┌──
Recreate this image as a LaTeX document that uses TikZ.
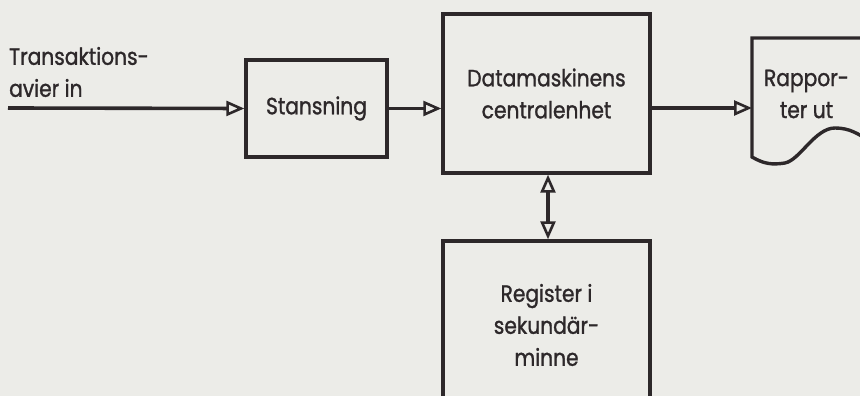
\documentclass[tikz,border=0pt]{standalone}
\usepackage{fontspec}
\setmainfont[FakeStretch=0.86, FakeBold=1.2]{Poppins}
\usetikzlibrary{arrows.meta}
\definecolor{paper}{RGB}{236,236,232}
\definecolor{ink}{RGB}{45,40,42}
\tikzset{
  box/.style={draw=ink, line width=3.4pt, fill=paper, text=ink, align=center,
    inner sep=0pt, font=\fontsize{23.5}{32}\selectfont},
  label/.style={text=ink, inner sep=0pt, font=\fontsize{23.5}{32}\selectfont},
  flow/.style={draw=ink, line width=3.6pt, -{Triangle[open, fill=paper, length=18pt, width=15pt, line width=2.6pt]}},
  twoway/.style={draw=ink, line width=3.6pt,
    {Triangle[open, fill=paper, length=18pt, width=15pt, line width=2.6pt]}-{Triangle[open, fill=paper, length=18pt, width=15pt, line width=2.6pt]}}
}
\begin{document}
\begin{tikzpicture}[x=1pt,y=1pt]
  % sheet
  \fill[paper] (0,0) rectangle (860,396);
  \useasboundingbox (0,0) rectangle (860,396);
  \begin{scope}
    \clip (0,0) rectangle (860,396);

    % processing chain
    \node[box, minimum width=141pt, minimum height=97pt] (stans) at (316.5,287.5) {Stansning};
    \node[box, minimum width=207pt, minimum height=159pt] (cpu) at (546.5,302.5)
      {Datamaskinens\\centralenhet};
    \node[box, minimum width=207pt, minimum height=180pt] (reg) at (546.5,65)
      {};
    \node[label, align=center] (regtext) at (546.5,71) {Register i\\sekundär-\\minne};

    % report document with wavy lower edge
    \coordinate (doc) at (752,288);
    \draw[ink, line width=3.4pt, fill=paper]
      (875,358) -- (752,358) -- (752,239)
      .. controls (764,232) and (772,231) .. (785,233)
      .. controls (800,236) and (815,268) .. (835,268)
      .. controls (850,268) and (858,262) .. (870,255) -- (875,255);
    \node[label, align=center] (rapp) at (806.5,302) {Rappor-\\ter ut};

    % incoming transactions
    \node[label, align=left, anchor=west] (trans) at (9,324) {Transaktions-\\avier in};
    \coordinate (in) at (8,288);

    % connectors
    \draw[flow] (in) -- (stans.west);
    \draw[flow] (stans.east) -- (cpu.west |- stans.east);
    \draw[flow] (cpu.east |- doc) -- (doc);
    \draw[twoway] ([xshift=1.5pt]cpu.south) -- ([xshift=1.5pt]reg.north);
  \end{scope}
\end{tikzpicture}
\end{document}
└──
> **WHAT YOU SHOULD DO**
Repeat verbatim all the material, but not the pictures.

> **SOLUTION TO THE PROBLEM**
Recreate this image as a LaTeX document that uses TikZ.
\documentclass[tikz,border=0pt]{standalone}
\usepackage{fontspec}
\setmainfont[FakeStretch=0.86, FakeBold=1.2]{Poppins}
\usetikzlibrary{arrows.meta}
\definecolor{paper}{RGB}{236,236,232}
\definecolor{ink}{RGB}{45,40,42}
\tikzset{
  box/.style={draw=ink, line width=3.4pt, fill=paper, text=ink, align=center,
    inner sep=0pt, font=\fontsize{23.5}{32}\selectfont},
  label/.style={text=ink, inner sep=0pt, font=\fontsize{23.5}{32}\selectfont},
  flow/.style={draw=ink, line width=3.6pt, -{Triangle[open, fill=paper, length=18pt, width=15pt, line width=2.6pt]}},
  twoway/.style={draw=ink, line width=3.6pt,
    {Triangle[open, fill=paper, length=18pt, width=15pt, line width=2.6pt]}-{Triangle[open, fill=paper, length=18pt, width=15pt, line width=2.6pt]}}
}
\begin{document}
\begin{tikzpicture}[x=1pt,y=1pt]
  % sheet
  \fill[paper] (0,0) rectangle (860,396);
  \useasboundingbox (0,0) rectangle (860,396);
  \begin{scope}
    \clip (0,0) rectangle (860,396);

    % processing chain
    \node[box, minimum width=141pt, minimum height=97pt] (stans) at (316.5,287.5) {Stansning};
    \node[box, minimum width=207pt, minimum height=159pt] (cpu) at (546.5,302.5)
      {Datamaskinens\\centralenhet};
    \node[box, minimum width=207pt, minimum height=180pt] (reg) at (546.5,65)
      {};
    \node[label, align=center] (regtext) at (546.5,71) {Register i\\sekundär-\\minne};

    % report document with wavy lower edge
    \coordinate (doc) at (752,288);
    \draw[ink, line width=3.4pt, fill=paper]
      (875,358) -- (752,358) -- (752,239)
      .. controls (764,232) and (772,231) .. (785,233)
      .. controls (800,236) and (815,268) .. (835,268)
      .. controls (850,268) and (858,262) .. (870,255) -- (875,255);
    \node[label, align=center] (rapp) at (806.5,302) {Rappor-\\ter ut};

    % incoming transactions
    \node[label, align=left, anchor=west] (trans) at (9,324) {Transaktions-\\avier in};
    \coordinate (in) at (8,288);

    % connectors
    \draw[flow] (in) -- (stans.west);
    \draw[flow] (stans.east) -- (cpu.west |- stans.east);
    \draw[flow] (cpu.east |- doc) -- (doc);
    \draw[twoway] ([xshift=1.5pt]cpu.south) -- ([xshift=1.5pt]reg.north);
  \end{scope}
\end{tikzpicture}
\end{document}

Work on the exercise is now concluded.